§ Task statement:
Scan the lines below for the word "with". Copy each line you find it in.

— start Source data —

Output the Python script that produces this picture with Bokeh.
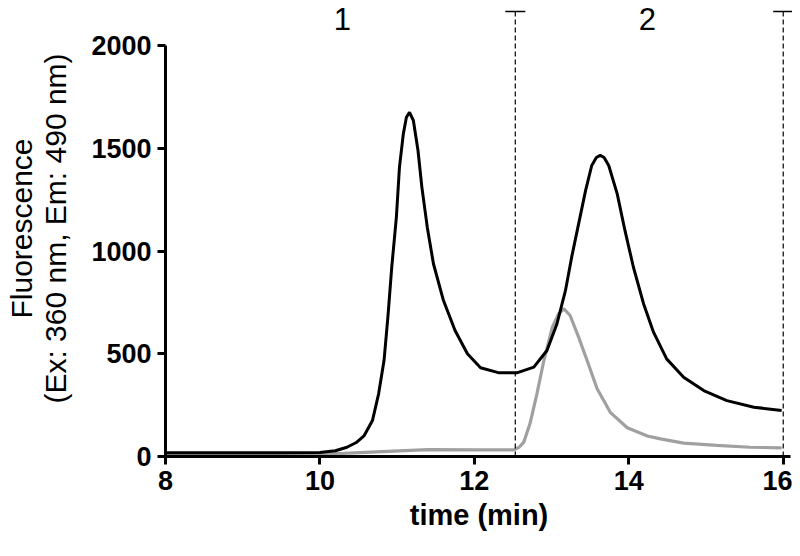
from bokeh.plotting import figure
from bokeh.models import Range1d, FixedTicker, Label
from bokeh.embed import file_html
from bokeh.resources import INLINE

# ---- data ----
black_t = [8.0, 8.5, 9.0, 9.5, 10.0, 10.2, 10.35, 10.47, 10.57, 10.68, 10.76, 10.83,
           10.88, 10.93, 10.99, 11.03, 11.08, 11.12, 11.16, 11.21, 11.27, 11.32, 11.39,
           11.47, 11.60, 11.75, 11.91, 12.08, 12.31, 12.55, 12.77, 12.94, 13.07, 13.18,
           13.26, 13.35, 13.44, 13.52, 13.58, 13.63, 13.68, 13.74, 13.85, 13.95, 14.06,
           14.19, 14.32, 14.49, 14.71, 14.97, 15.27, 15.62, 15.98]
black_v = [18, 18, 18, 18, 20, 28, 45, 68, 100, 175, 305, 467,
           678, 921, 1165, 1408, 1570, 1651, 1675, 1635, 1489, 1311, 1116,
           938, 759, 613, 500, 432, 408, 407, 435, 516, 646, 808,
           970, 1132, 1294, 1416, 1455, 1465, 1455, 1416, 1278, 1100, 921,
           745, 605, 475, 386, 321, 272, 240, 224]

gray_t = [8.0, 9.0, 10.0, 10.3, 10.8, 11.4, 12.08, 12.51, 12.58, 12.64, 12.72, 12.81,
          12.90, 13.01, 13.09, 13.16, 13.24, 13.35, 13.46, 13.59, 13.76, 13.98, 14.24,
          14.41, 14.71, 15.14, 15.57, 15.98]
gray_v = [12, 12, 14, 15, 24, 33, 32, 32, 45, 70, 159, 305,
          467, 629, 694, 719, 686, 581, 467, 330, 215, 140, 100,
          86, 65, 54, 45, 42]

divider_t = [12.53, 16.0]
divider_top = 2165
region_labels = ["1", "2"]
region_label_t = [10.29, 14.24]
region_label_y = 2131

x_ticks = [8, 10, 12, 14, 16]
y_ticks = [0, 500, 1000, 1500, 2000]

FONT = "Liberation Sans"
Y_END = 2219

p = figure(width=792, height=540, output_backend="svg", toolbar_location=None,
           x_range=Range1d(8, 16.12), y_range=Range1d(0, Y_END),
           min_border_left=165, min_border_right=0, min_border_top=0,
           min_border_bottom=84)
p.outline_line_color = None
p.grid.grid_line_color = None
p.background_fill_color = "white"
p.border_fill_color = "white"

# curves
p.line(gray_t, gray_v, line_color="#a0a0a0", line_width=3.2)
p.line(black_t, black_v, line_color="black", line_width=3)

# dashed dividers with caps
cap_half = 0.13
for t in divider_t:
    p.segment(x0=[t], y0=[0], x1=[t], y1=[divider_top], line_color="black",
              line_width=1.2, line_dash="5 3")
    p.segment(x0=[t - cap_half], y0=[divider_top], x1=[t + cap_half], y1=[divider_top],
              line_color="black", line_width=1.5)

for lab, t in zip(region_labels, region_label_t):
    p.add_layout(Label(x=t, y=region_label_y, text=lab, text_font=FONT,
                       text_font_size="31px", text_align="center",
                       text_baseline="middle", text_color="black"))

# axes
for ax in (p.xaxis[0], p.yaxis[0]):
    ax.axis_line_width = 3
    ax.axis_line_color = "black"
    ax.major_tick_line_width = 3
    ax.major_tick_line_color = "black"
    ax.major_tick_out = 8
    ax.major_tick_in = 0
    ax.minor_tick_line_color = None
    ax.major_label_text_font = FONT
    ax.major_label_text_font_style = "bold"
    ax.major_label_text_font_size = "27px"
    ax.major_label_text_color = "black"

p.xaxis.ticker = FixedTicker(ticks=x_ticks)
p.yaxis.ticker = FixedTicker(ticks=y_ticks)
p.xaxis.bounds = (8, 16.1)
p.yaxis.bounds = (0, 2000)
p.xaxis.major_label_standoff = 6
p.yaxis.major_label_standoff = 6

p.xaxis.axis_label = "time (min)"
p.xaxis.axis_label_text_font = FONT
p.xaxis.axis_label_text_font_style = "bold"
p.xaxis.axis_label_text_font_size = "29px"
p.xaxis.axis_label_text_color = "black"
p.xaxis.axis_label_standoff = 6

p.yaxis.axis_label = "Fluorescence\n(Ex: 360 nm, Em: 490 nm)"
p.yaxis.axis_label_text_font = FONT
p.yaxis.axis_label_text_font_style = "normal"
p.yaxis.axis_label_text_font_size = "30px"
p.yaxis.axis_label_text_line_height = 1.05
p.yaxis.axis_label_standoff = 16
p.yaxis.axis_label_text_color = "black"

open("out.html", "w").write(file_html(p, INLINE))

— end Source data —

§ Response to this task:
Output the Python script that produces this picture with Bokeh.
# dashed dividers with caps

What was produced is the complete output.